Instructions to follow: Pictures stay out. Extract the lines below from the first one through the line with "const panelNames = ['A', 'B'];", both included.

Information shown:
··········

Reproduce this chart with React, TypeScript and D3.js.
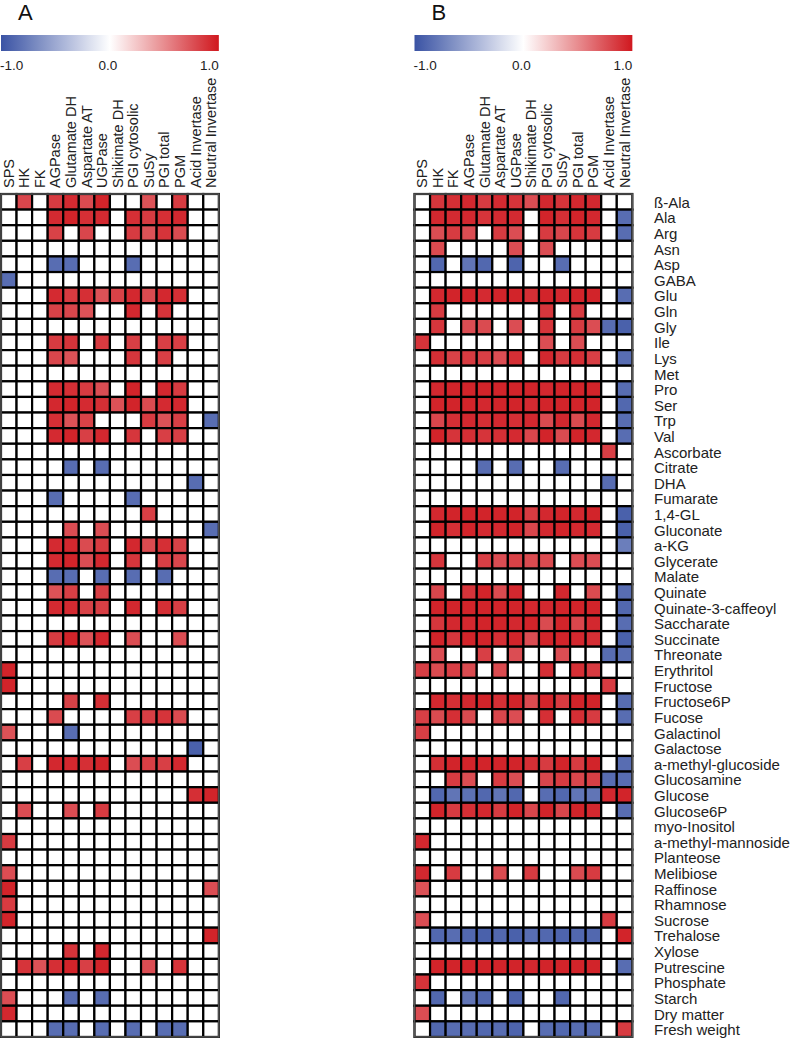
import React from 'react';
import * as d3 from 'd3';

// enzyme activities (columns)
const enzymes = [
  'SPS', 'HK', 'FK', 'AGPase', 'Glutamate DH', 'Aspartate AT', 'UGPase',
  'Shikimate DH', 'PGI cytosolic', 'SuSy', 'PGI total', 'PGM',
  'Acid Invertase', 'Neutral Invertase',
];

// metabolites / traits (rows)
const metabolites = [
  'ß-Ala', 'Ala', 'Arg', 'Asn', 'Asp', 'GABA', 'Glu', 'Gln', 'Gly', 'Ile', 'Lys',
  'Met', 'Pro', 'Ser', 'Trp', 'Val', 'Ascorbate', 'Citrate', 'DHA', 'Fumarate',
  '1,4-GL', 'Gluconate', 'a-KG', 'Glycerate', 'Malate', 'Quinate',
  'Quinate-3-caffeoyl', 'Saccharate', 'Succinate', 'Threonate', 'Erythritol',
  'Fructose', 'Fructose6P', 'Fucose', 'Galactinol', 'Galactose',
  'a-methyl-glucoside', 'Glucosamine', 'Glucose', 'Glucose6P', 'myo-Inositol',
  'a-methyl-mannoside', 'Planteose', 'Melibiose', 'Raffinose', 'Rhamnose',
  'Sucrose', 'Trehalose', 'Xylose', 'Putrescine', 'Phosphate', 'Starch',
  'Dry matter', 'Fresh weight',
];

const colorTicks = ['-1.0', '0.0', '1.0'];
const panelNames = ['A', 'B'];

// correlations, panel A (one row per metabolite, 0 = not significant)
const panelA = [
  [0, .8, 0, .85, .92, .78, .95, 0, 0, .75, 0, .85, 0, 0],
  [0, 0, 0, .92, .95, .9, .92, 0, .9, .85, .9, .93, 0, 0],
  [0, 0, 0, .82, 0, .8, 0, 0, .85, .75, .88, .78, 0, 0],
  [0, 0, 0, 0, 0, 0, 0, 0, 0, 0, 0, 0, 0, 0],
  [0, 0, 0, -.85, -.85, 0, 0, 0, -.85, 0, 0, 0, 0, 0],
  [-.85, 0, 0, 0, 0, 0, 0, 0, 0, 0, 0, 0, 0, 0],
  [0, 0, 0, .92, .85, .9, .75, .82, .93, .78, .93, .9, 0, 0],
  [0, 0, 0, .82, .8, .75, 0, 0, .93, 0, .88, 0, 0, 0],
  [0, 0, 0, 0, 0, 0, 0, 0, 0, 0, 0, 0, 0, 0],
  [0, 0, 0, .85, .88, 0, .85, 0, .83, 0, .83, .83, 0, 0],
  [0, 0, 0, .8, .75, 0, 0, 0, .87, 0, .83, 0, 0, 0],
  [0, 0, 0, 0, 0, 0, 0, 0, 0, 0, 0, 0, 0, 0],
  [0, 0, 0, .92, .9, .85, .77, 0, .95, 0, .93, .85, 0, 0],
  [0, 0, 0, .93, .95, .92, .9, .75, .95, .78, .92, .93, 0, 0],
  [0, 0, 0, .9, .75, .82, 0, 0, 0, .85, .75, .83, 0, -.85],
  [0, 0, 0, .92, .95, .83, .93, 0, .87, 0, .83, .83, 0, 0],
  [0, 0, 0, 0, 0, 0, 0, 0, 0, 0, 0, 0, 0, 0],
  [0, 0, 0, 0, -.85, 0, -.85, 0, 0, 0, 0, 0, 0, 0],
  [0, 0, 0, 0, 0, 0, 0, 0, 0, 0, 0, 0, -.85, 0],
  [0, 0, 0, -.85, 0, 0, 0, 0, -.85, 0, 0, 0, 0, 0],
  [0, 0, 0, 0, 0, 0, 0, 0, 0, .83, 0, 0, 0, 0],
  [0, 0, 0, 0, .77, 0, .77, 0, 0, 0, 0, 0, 0, -.85],
  [0, 0, 0, .92, .93, .78, .85, 0, .93, .78, .9, .82, 0, 0],
  [0, 0, 0, .92, .95, .77, .93, 0, .87, 0, .83, .8, 0, 0],
  [0, 0, 0, -.85, -.85, 0, -.85, 0, -.85, 0, -.85, 0, 0, 0],
  [0, 0, 0, .75, .83, 0, .83, 0, 0, 0, 0, 0, 0, 0],
  [0, 0, 0, .92, .92, .82, .83, 0, .93, 0, .9, .83, 0, 0],
  [0, 0, 0, 0, 0, 0, 0, 0, 0, 0, 0, 0, 0, 0],
  [0, 0, 0, .85, .95, .75, .93, 0, .77, 0, 0, .77, 0, 0],
  [0, 0, 0, 0, 0, 0, 0, 0, 0, 0, 0, 0, 0, 0],
  [.95, 0, 0, 0, 0, 0, 0, 0, 0, 0, 0, 0, 0, 0],
  [.95, 0, 0, 0, 0, 0, 0, 0, 0, 0, 0, 0, 0, 0],
  [0, 0, 0, 0, .82, 0, .9, 0, 0, 0, 0, 0, 0, 0],
  [0, 0, 0, .78, 0, 0, 0, 0, .83, .83, .88, .78, 0, 0],
  [.75, 0, 0, 0, -.85, 0, 0, 0, 0, 0, 0, 0, 0, 0],
  [0, 0, 0, 0, 0, 0, 0, 0, 0, 0, 0, 0, -.92, 0],
  [0, .83, 0, .93, .93, .9, .95, 0, .77, .83, .83, .93, 0, 0],
  [0, 0, 0, 0, 0, 0, 0, 0, 0, 0, 0, 0, 0, 0],
  [0, 0, 0, 0, 0, 0, 0, 0, 0, 0, 0, 0, .9, .95],
  [0, .77, 0, 0, .77, 0, .85, 0, 0, 0, 0, 0, 0, 0],
  [0, 0, 0, 0, 0, 0, 0, 0, 0, 0, 0, 0, 0, 0],
  [.85, 0, 0, 0, 0, 0, 0, 0, 0, 0, 0, 0, 0, 0],
  [0, 0, 0, 0, 0, 0, 0, 0, 0, 0, 0, 0, 0, 0],
  [.77, 0, 0, 0, 0, 0, 0, 0, 0, 0, 0, 0, 0, 0],
  [.95, 0, 0, 0, 0, 0, 0, 0, 0, 0, 0, 0, 0, .77],
  [.85, 0, 0, 0, 0, 0, 0, 0, 0, 0, 0, 0, 0, 0],
  [.95, 0, 0, 0, 0, 0, 0, 0, 0, 0, 0, 0, 0, 0],
  [0, 0, 0, 0, 0, 0, 0, 0, 0, 0, 0, 0, 0, .95],
  [0, 0, 0, 0, .88, 0, .93, 0, 0, 0, 0, 0, 0, 0],
  [0, .88, .75, .9, .95, .83, .95, 0, 0, .77, 0, .88, 0, 0],
  [0, 0, 0, 0, 0, 0, 0, 0, 0, 0, 0, 0, 0, 0],
  [.77, 0, 0, 0, -.85, 0, -.85, 0, 0, 0, 0, 0, 0, 0],
  [.93, 0, 0, 0, 0, 0, 0, 0, 0, 0, 0, 0, 0, 0],
  [0, 0, 0, -.85, -.85, 0, -.85, 0, -.85, 0, -.85, -.85, 0, 0],
];

// correlations, panel B
const panelB = [
  [0, .87, .9, .93, .85, .92, .88, .77, .93, .88, .93, .93, 0, 0],
  [0, .93, .92, .93, .88, .92, .92, 0, .95, .9, .95, .93, 0, -.85],
  [0, .77, .85, .77, 0, .85, .77, 0, .85, .8, .88, .85, 0, -.85],
  [0, .78, 0, 0, 0, 0, .77, 0, .77, 0, 0, 0, 0, 0],
  [0, -.88, 0, -.8, -.88, 0, -.9, 0, 0, -.85, 0, 0, 0, 0],
  [0, 0, 0, 0, 0, 0, 0, 0, 0, 0, 0, 0, 0, 0],
  [0, .93, .95, .95, .92, .95, .95, .9, .95, .93, .95, .95, 0, -.85],
  [0, .85, 0, 0, 0, 0, 0, 0, .87, 0, .85, 0, 0, 0],
  [0, .87, 0, .77, .78, 0, .77, 0, .88, 0, .85, .77, -.85, -.92],
  [.88, 0, 0, 0, 0, 0, 0, 0, .77, 0, .77, 0, 0, 0],
  [0, .9, .82, .85, .83, .77, .9, 0, .93, .85, .9, .83, 0, -.85],
  [0, 0, 0, 0, 0, 0, 0, 0, 0, 0, 0, 0, 0, 0],
  [0, .93, .95, .95, .95, .95, .95, .95, .93, .95, .95, .95, 0, -.85],
  [0, .95, .95, .95, .93, .95, .95, .92, .95, .95, .95, .95, 0, -.88],
  [0, .8, .9, .93, .9, .93, .9, .93, .78, .93, .78, .93, 0, -.85],
  [0, .95, .88, .9, .88, .9, .92, .8, .95, .78, .95, .93, 0, -.85],
  [0, 0, 0, 0, 0, 0, 0, 0, 0, 0, 0, 0, .83, 0],
  [0, 0, 0, 0, -.85, 0, -.85, 0, 0, -.85, 0, 0, 0, 0],
  [0, 0, 0, 0, 0, 0, 0, 0, 0, 0, 0, 0, -.85, 0],
  [0, 0, 0, 0, 0, 0, 0, 0, 0, 0, 0, 0, 0, 0],
  [0, .93, .95, .95, .95, .95, .95, .85, .93, .95, .93, .95, 0, -.92],
  [0, .95, .9, .95, .92, .93, .95, .8, .93, .95, .93, .92, 0, -.92],
  [0, 0, 0, 0, 0, 0, 0, 0, 0, 0, 0, 0, 0, -.75],
  [0, .87, 0, 0, .83, .77, .82, .78, .78, 0, .77, .77, 0, 0],
  [0, 0, 0, 0, 0, 0, 0, 0, 0, 0, 0, 0, 0, 0],
  [0, .8, 0, .88, .95, .78, .93, 0, 0, .93, 0, .78, 0, -.85],
  [0, .95, .95, .95, .95, .95, .95, .93, .93, .95, .95, .95, 0, -.88],
  [0, .87, .93, .93, .95, .95, .93, .95, .78, .95, .8, .93, 0, -.85],
  [0, .95, .87, .95, .95, .9, .95, .77, .95, .95, .93, .9, 0, -.92],
  [0, .77, 0, 0, .83, 0, .77, 0, 0, .77, 0, 0, -.85, -.85],
  [.83, .78, .83, .78, 0, .78, 0, 0, .9, 0, .9, .85, 0, 0],
  [0, 0, 0, 0, 0, 0, 0, 0, 0, 0, 0, 0, .85, 0],
  [0, .93, .9, .93, .95, .9, .95, .78, .95, .85, .95, .95, 0, -.85],
  [.83, .78, .9, .78, 0, .8, .77, 0, .9, 0, .9, .85, 0, -.85],
  [.83, 0, 0, 0, 0, 0, 0, 0, 0, 0, 0, 0, 0, 0],
  [0, 0, 0, 0, 0, 0, 0, 0, 0, 0, 0, 0, 0, 0],
  [0, .9, .95, .95, .95, .95, .95, .9, .85, .95, .85, .95, 0, -.85],
  [0, 0, .85, .77, 0, .85, .77, 0, .8, .85, .8, .83, -.85, -.85],
  [0, -.88, -.8, -.82, -.88, -.8, -.88, 0, -.85, -.88, -.8, -.8, .93, .95],
  [0, .95, .85, .9, .93, .85, .95, .8, .95, .8, .95, .93, 0, -.85],
  [0, 0, 0, 0, 0, 0, 0, 0, 0, 0, 0, 0, 0, 0],
  [.93, 0, 0, 0, 0, 0, 0, 0, 0, 0, 0, 0, 0, 0],
  [0, 0, 0, 0, 0, 0, 0, 0, 0, 0, 0, 0, 0, 0],
  [.93, 0, .85, 0, 0, .78, 0, .85, 0, 0, .78, .85, 0, 0],
  [.75, 0, 0, 0, 0, 0, 0, 0, 0, 0, 0, 0, 0, 0],
  [0, 0, 0, 0, 0, 0, 0, 0, 0, 0, 0, 0, 0, 0],
  [.77, 0, 0, 0, 0, 0, 0, 0, 0, 0, 0, 0, .85, 0],
  [0, -.88, -.85, -.88, -.92, -.88, -.92, -.85, -.88, -.9, -.88, -.88, 0, .95],
  [0, 0, 0, 0, 0, 0, 0, 0, 0, 0, 0, 0, 0, 0],
  [0, .95, .95, .95, .95, .95, .95, .93, .95, .95, .95, .95, 0, -.85],
  [.88, 0, 0, 0, 0, 0, 0, 0, 0, 0, 0, 0, 0, 0],
  [0, -.88, 0, -.8, -.88, 0, -.9, 0, 0, -.88, 0, 0, 0, 0],
  [.77, 0, 0, 0, 0, 0, 0, 0, 0, 0, 0, 0, 0, 0],
  [0, -.88, -.85, -.85, -.88, -.85, -.9, 0, -.85, -.88, -.85, -.85, 0, .85],
];

const W = 791;
const H = 1038;
const FONT = '"Liberation Sans", Arial, sans-serif';

export default function App() {
  const color = d3
    .scaleLinear<string>()
    .domain([-1, 0, 1])
    .range(['#3a53a4', '#ffffff', '#d0181f']);

  const cw = 15.56;
  const gridTop = 194;
  const gridBottom = gridTop + metabolites.length * 15.61;
  const y = d3.scaleBand().domain(metabolites).range([gridTop, gridBottom]);

  const panels = [
    { name: panelNames[0], x0: 1, data: panelA },
    { name: panelNames[1], x0: 414.5, data: panelB },
  ];

  const stops = d3.range(0, 1.0001, 0.05);

  return (
    <svg
      width={W}
      height={H}
      style={{ position: 'absolute', left: 0, top: 0, background: '#fff' }}
      fontFamily={FONT}
    >
      <defs>
        <linearGradient id="cbar" x1="0" x2="1" y1="0" y2="0">
          {stops.map((t) => (
            <stop key={t} offset={t} stopColor={color(t * 2 - 1)} />
          ))}
        </linearGradient>
      </defs>
      {panels.map((p) => {
        const x = d3
          .scaleBand()
          .domain(enzymes)
          .range([p.x0, p.x0 + enzymes.length * cw]);
        const [left, right] = x.range();
        return (
          <g key={p.name}>
            <text x={left + 17} y={20} fontSize={22} fill="#111">
              {p.name}
            </text>
            {/* colour key */}
            <rect x={left} y={35} width={right - left} height={16} fill="url(#cbar)" />
            {colorTicks.map((t, i) => (
              <text
                key={t}
                x={i === 0 ? left - 1 : i === 1 ? (left + right) / 2 - 2 : right}
                y={70}
                fontSize={13.5}
                fill="#222"
                textAnchor={i === 0 ? 'start' : i === 1 ? 'middle' : 'end'}
              >
                {t}
              </text>
            ))}
            {/* column labels */}
            {enzymes.map((e) => (
              <text
                key={e}
                transform={`translate(${(x(e) as number) + x.bandwidth() / 2 + 5},188) rotate(-90)`}
                fontSize={14.5}
                fill="#222"
              >
                {e}
              </text>
            ))}
            {/* cells */}
            {metabolites.map((m, r) =>
              enzymes.map((e, c) => (
                <rect
                  key={m + e}
                  x={x(e)}
                  y={y(m)}
                  width={x.bandwidth()}
                  height={y.bandwidth()}
                  fill={color(p.data[r][c])}
                  stroke="#000"
                  strokeWidth={2.2}
                />
              )),
            )}
            <rect
              x={left}
              y={gridTop}
              width={right - left}
              height={gridBottom - gridTop}
              fill="none"
              stroke="#555"
              strokeWidth={1.5}
            />
          </g>
        );
      })}
      {/* row labels */}
      {metabolites.map((m) => (
        <text
          key={m}
          x={654}
          y={(y(m) as number) + y.bandwidth() / 2 + 6}
          fontSize={15}
          fill="#222"
        >
          {m}
        </text>
      ))}
    </svg>
  );
}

··········

Solved problem:
Reproduce this chart with React, TypeScript and D3.js.
import React from 'react';
import * as d3 from 'd3';

// enzyme activities (columns)
const enzymes = [
  'SPS', 'HK', 'FK', 'AGPase', 'Glutamate DH', 'Aspartate AT', 'UGPase',
  'Shikimate DH', 'PGI cytosolic', 'SuSy', 'PGI total', 'PGM',
  'Acid Invertase', 'Neutral Invertase',
];

// metabolites / traits (rows)
const metabolites = [
  'ß-Ala', 'Ala', 'Arg', 'Asn', 'Asp', 'GABA', 'Glu', 'Gln', 'Gly', 'Ile', 'Lys',
  'Met', 'Pro', 'Ser', 'Trp', 'Val', 'Ascorbate', 'Citrate', 'DHA', 'Fumarate',
  '1,4-GL', 'Gluconate', 'a-KG', 'Glycerate', 'Malate', 'Quinate',
  'Quinate-3-caffeoyl', 'Saccharate', 'Succinate', 'Threonate', 'Erythritol',
  'Fructose', 'Fructose6P', 'Fucose', 'Galactinol', 'Galactose',
  'a-methyl-glucoside', 'Glucosamine', 'Glucose', 'Glucose6P', 'myo-Inositol',
  'a-methyl-mannoside', 'Planteose', 'Melibiose', 'Raffinose', 'Rhamnose',
  'Sucrose', 'Trehalose', 'Xylose', 'Putrescine', 'Phosphate', 'Starch',
  'Dry matter', 'Fresh weight',
];

const colorTicks = ['-1.0', '0.0', '1.0'];
const panelNames = ['A', 'B'];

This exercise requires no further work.